Swift 34 is a 33,617 sq ft logistics unit in Rugby, which was acquired by a new joint venture between Colmore Capital and Mattioli Woods in November 2020.  Key to the appeal of the asset was its excellent ‘Golden Triangle’ distribution location, 2.4 miles from J1 of the M6, the uncommon opportunity to acquire a mid-box industrial unit with vacant possession, at a time of strong and increasing competitive demand from investors, and the underlying quality of the real estate.

The relative over-provision of loading bays to its size, well-configured yard and non-heavy industry prior use ensured the right product, targeting logistics and distribution occupiers, could be delivered without requiring additional capital expenditure to reconfigure the property or to comprehensively replace key elements of the building fabric elements such as the warehouse slab.

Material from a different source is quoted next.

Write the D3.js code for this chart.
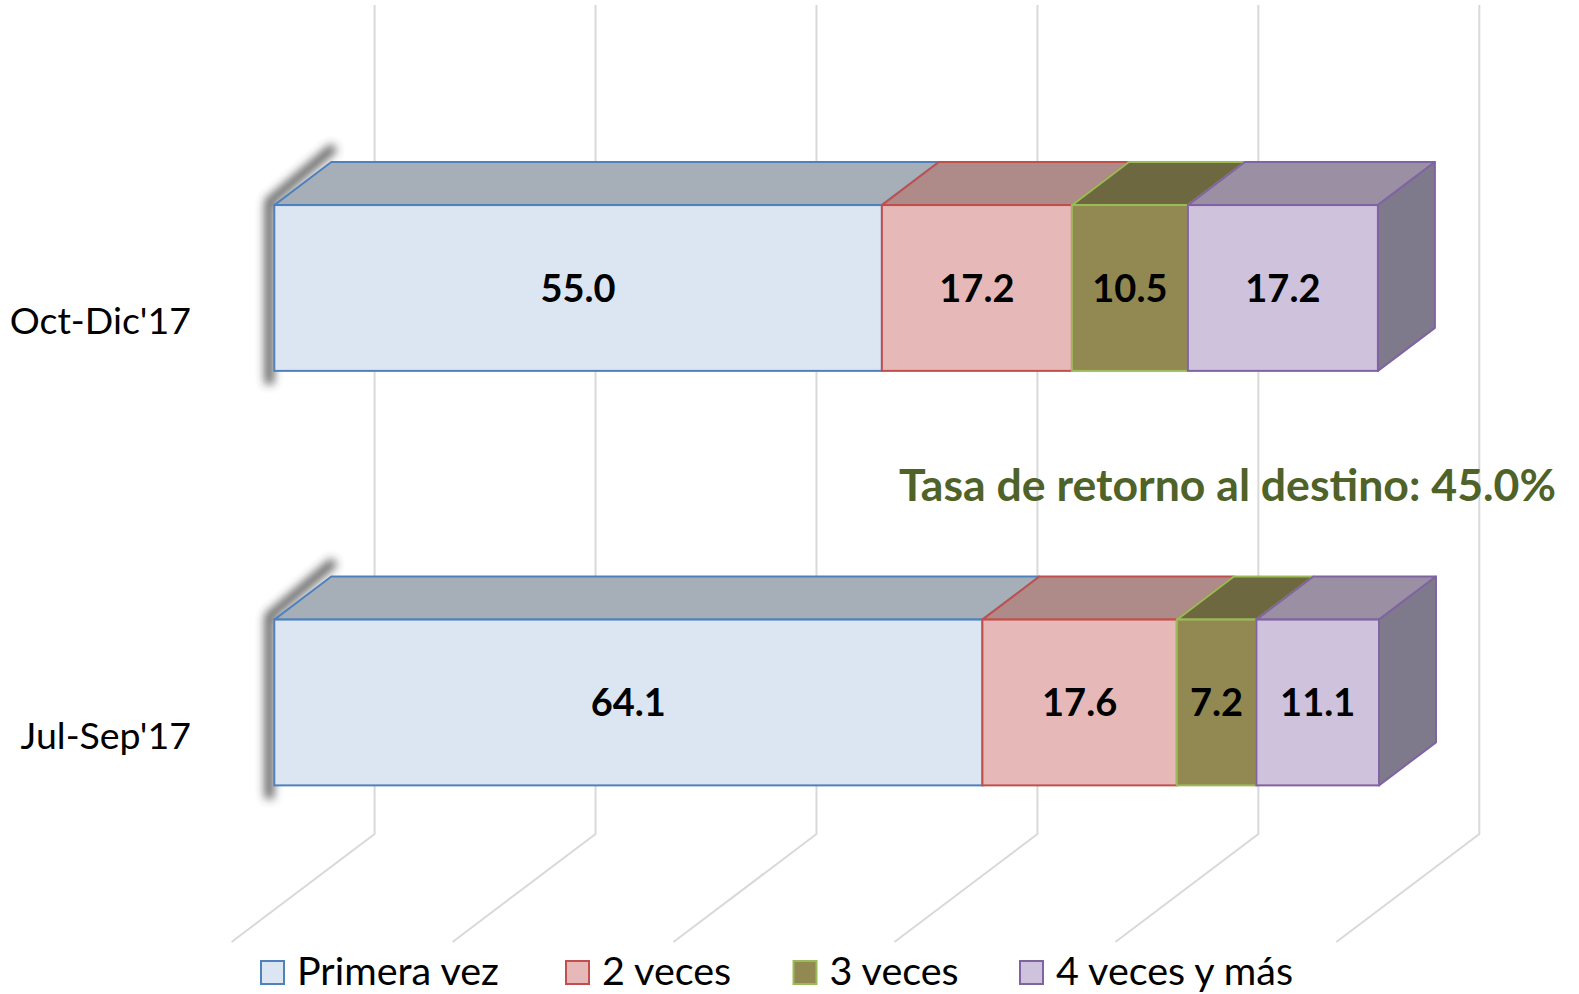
<!DOCTYPE html>
<html>
<head>
<meta charset="utf-8">
<script src="https://cdn.jsdelivr.net/npm/d3@7.9.0/dist/d3.min.js"></script>
<style>
  html, body { margin: 0; padding: 0; background: #fff; }
  svg { display: block; font-family: Lato, "Open Sans", sans-serif; }
</style>
</head>
<body>
<svg id="chart" width="1579" height="994"></svg>
<script>
// chart data
const categories = ["Oct-Dic'17", "Jul-Sep'17"];
const seriesNames = ["Primera vez", "2 veces", "3 veces", "4 veces y más"];
const primeraVez = [55.0, 64.1];
const dosVeces = [17.2, 17.6];
const tresVeces = [10.5, 7.2];
const cuatroVeces = [17.2, 11.1];
const gridTicks = [0, 20, 40, 60, 80, 100];
const noteText = "Tasa de retorno al destino: 45.0%";

// colours per series
const frontColor = ["#DCE6F2", "#E6B9B8", "#928952", "#CFC2DC"];
const topColor = ["#A6AFB7", "#AE8B88", "#6D6840", "#9B8FA3"];
const edgeColor = ["#4F81BD", "#C0504D", "#9BBB59", "#8064A2"];
const sideColor = "#7E7A8B";

const svg = d3.select('#chart');

// table the stack wants
const keys = ["s0", "s1", "s2", "s3"];
const rows = categories.map((c, i) => ({
  cat: c, s0: primeraVez[i], s1: dosVeces[i], s2: tresVeces[i], s3: cuatroVeces[i]
}));
const stacked = d3.stack().keys(keys)(rows);

// back wall scales
const x = d3.scaleLinear().domain([0, 100]).range([374.6, 1479.3]);
const y = d3.scaleBand().domain(categories).range([5, 834]).paddingInner(0.6).paddingOuter(0.3);

// fake 3d: depth z shifts left and down
const k = 0.755;
const floorDepth = 143;
const barBack = 43.3, barFront = 100.3;
function proj(v, yy, z) { return [x(v) - z, yy + z * k]; }
const line = d3.line();

// gridlines: wall + floor
const grid = svg.append('g');
gridTicks.forEach(t => {
  const top = proj(t, 5, 0), bot = proj(t, 834, 0), fr = proj(t, 834, floorDepth);
  grid.append('path')
    .attr('d', line([top, bot, fr]))
    .attr('fill', 'none')
    .attr('stroke', '#D9D9D9')
    .attr('stroke-width', 2);
});

// blur for the left shadow
const defs = svg.append('defs');
defs.append('filter').attr('id', 'blur')
  .attr('x', '-50%').attr('y', '-50%').attr('width', '200%').attr('height', '200%')
  .append('feGaussianBlur').attr('stdDeviation', 5);

const bars = svg.append('g');
categories.forEach((c, i) => {
  const y0 = y(c), y1 = y(c) + y.bandwidth();
  const g = bars.append('g');

  // shadow on the left
  const bt = proj(0, y0, barBack), ft = proj(0, y0, barFront), fb = proj(0, y1, barFront);
  g.append('path')
    .attr('d', line([[bt[0] + 3, bt[1] - 15], [ft[0] - 5, ft[1] - 3], [fb[0] - 5, fb[1] + 13]]))
    .attr('fill', 'none')
    .attr('stroke', '#333')
    .attr('stroke-width', 9)
    .attr('opacity', 0.8)
    .attr('filter', 'url(#blur)');

  stacked.forEach((s, j) => {
    const a = s[i][0], b = s[i][1];
    // top face
    g.append('path')
      .attr('d', line([proj(a, y0, barFront), proj(a, y0, barBack), proj(b, y0, barBack), proj(b, y0, barFront)]) + 'Z')
      .attr('fill', topColor[j])
      .attr('stroke', edgeColor[j])
      .attr('stroke-width', 2)
      .attr('stroke-linejoin', 'round');
    // right side of last piece only
    if (j === stacked.length - 1) {
      g.append('path')
        .attr('d', line([proj(b, y0, barFront), proj(b, y0, barBack), proj(b, y1, barBack), proj(b, y1, barFront)]) + 'Z')
        .attr('fill', sideColor)
        .attr('stroke', edgeColor[j])
        .attr('stroke-width', 2)
        .attr('stroke-linejoin', 'round');
    }
    // front face
    const p0 = proj(a, y0, barFront), p1 = proj(b, y1, barFront);
    g.append('rect')
      .attr('x', p0[0]).attr('y', p0[1])
      .attr('width', p1[0] - p0[0]).attr('height', p1[1] - p0[1])
      .attr('fill', frontColor[j])
      .attr('stroke', edgeColor[j])
      .attr('stroke-width', 2);
  });

  // value labels
  stacked.forEach((s, j) => {
    const a = s[i][0], b = s[i][1];
    const p = proj((a + b) / 2, (y0 + y1) / 2, barFront);
    g.append('text')
      .attr('x', p[0]).attr('y', p[1] + 14)
      .attr('text-anchor', 'middle')
      .attr('font-size', 38)
      .attr('font-weight', 700)
      .attr('fill', '#000')
      .text(d3.format('.1f')(b - a));
  });

  // category label on the floor front
  const lp = proj(0, (y0 + y1) / 2, floorDepth);
  svg.append('text')
    .attr('x', 191).attr('y', lp[1] + 14)
    .attr('text-anchor', 'end')
    .attr('font-size', 37.5)
    .attr('fill', '#000')
    .text(c);
});

// note text
svg.append('text')
  .attr('x', 899).attr('y', 501)
  .attr('font-size', 43)
  .attr('font-weight', 700)
  .attr('fill', '#4F6228')
  .attr('textLength', 657)
  .attr('lengthAdjust', 'spacingAndGlyphs')
  .text(noteText);

// legend
const legendX = [261, 566, 793.5, 1020];
const legend = svg.append('g');
seriesNames.forEach((n, j) => {
  legend.append('rect')
    .attr('x', legendX[j]).attr('y', 961)
    .attr('width', 23).attr('height', 23)
    .attr('fill', frontColor[j])
    .attr('stroke', edgeColor[j])
    .attr('stroke-width', 2);
  legend.append('text')
    .attr('x', legendX[j] + 36).attr('y', 985)
    .attr('font-size', 39.5)
    .attr('fill', '#000')
    .text(n);
});
</script>
</body>
</html>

Marketing was a key focus throughout the refurbishment process, from specifying targeted interventions to create a modern, cleanly-presented and EPC B product, to early engagement with occupier requirements.  As a result, two parties had competing interest in leasing the property prior to completion of the works, enabling a rent at 17% above underwrite to be achieved and selection of a tenant that was best aligned with target purchaser requirements.  Resource Secure Recovery, a food recycling business which repurposed surplus and wasted produce, was ultimately chosen as its ESG-focused business model would make Swift 34 a compelling prospect to funds with strong ESG investment requirements.  The asset was sold less than thirteen months from acquisition, 85% earlier than the underwritten sale date and 58% above the underwritten exit value.

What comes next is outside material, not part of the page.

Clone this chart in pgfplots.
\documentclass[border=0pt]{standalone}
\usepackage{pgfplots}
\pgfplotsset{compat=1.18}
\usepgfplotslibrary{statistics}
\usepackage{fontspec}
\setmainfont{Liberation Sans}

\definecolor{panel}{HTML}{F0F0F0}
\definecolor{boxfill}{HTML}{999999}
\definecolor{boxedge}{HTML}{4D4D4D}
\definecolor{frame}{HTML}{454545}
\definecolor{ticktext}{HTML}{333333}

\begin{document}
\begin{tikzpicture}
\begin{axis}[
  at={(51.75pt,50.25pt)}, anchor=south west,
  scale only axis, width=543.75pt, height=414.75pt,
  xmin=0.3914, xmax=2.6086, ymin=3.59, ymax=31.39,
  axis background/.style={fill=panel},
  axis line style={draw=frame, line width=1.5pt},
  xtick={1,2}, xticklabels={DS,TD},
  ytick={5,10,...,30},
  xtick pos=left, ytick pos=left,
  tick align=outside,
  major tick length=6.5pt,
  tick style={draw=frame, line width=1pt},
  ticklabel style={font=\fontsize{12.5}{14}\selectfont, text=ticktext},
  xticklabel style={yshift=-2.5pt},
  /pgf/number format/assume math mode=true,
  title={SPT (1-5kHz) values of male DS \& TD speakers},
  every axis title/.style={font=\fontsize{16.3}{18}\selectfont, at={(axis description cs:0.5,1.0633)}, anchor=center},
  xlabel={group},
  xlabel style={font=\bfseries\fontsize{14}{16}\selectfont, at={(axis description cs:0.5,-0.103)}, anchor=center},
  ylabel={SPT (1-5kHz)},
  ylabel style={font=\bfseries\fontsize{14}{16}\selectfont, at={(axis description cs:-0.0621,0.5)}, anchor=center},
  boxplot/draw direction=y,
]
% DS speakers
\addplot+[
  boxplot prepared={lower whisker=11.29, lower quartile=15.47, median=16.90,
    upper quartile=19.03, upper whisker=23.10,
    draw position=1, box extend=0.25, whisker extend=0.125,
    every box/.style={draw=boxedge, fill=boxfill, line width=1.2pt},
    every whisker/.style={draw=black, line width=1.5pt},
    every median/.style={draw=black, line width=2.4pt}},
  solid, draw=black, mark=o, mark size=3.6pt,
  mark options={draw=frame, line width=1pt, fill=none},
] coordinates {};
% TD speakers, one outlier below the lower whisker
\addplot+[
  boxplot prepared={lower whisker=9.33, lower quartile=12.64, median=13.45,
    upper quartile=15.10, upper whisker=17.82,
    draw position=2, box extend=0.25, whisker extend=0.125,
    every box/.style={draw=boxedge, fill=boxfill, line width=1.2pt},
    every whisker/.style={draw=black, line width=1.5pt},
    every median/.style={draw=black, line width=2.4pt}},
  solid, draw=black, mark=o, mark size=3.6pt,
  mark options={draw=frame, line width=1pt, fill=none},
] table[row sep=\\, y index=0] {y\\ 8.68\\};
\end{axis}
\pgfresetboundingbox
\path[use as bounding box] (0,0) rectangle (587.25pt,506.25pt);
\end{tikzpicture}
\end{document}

Quartz Point: Realising Value Through Unmet Demand

Quartz Point Business Park was purchased from administrators following a prolonged period of associated under-management.  The fundamentals of the asset were strong: it is situated at the intersection of the M6 and M42, a prime location for businesses with a wide geographical catchment and mobile staff, each of the units is wholly self-contained, appealing to smaller requirements which want their own front door and mitigating significant multi-let building service charge costs, and despite the proximity to the motorway network the site feels green and quiet.  However passing rents were low at just £11 per sq ft and the combination of Birmingham Business Park, the dominant 150-acre business park a few minutes away, and surrounding HS2 infrastructure works, prevented the property from competing except as budget space.

Following acquisition, we invested in the park’s service infrastructure to reduce the estate charge, creating additional rental headroom, met with each of the customers on-site to better understand their needs, intensively improved the landscaping and crucially secured planning consent for a new car park extension which doubled parking provision, meeting stringent requirements for developing designated greenbelt land.  Parking provision for out-of-town locations was a key constraint for the park and remains so for its competition, where the best parking ratio available is 1:168 sq ft and some expensive, inconveniently located short-term surface parking, despite staff car travel being the primary driver of demand for the location.  Our repositioned occupier proposition, with a better environment, lower operating costs and the best parking ratio (1:150 sq ft with up to 1:100 available) in the region meant we became the first choice for occupiers needing a space for each staff member, enabling headline rents to be driven up b 77% to date across 18,702 sq ft of deals to existing occupiers and 11,386 sq ft of deals to new customers taking newly-refurbished space.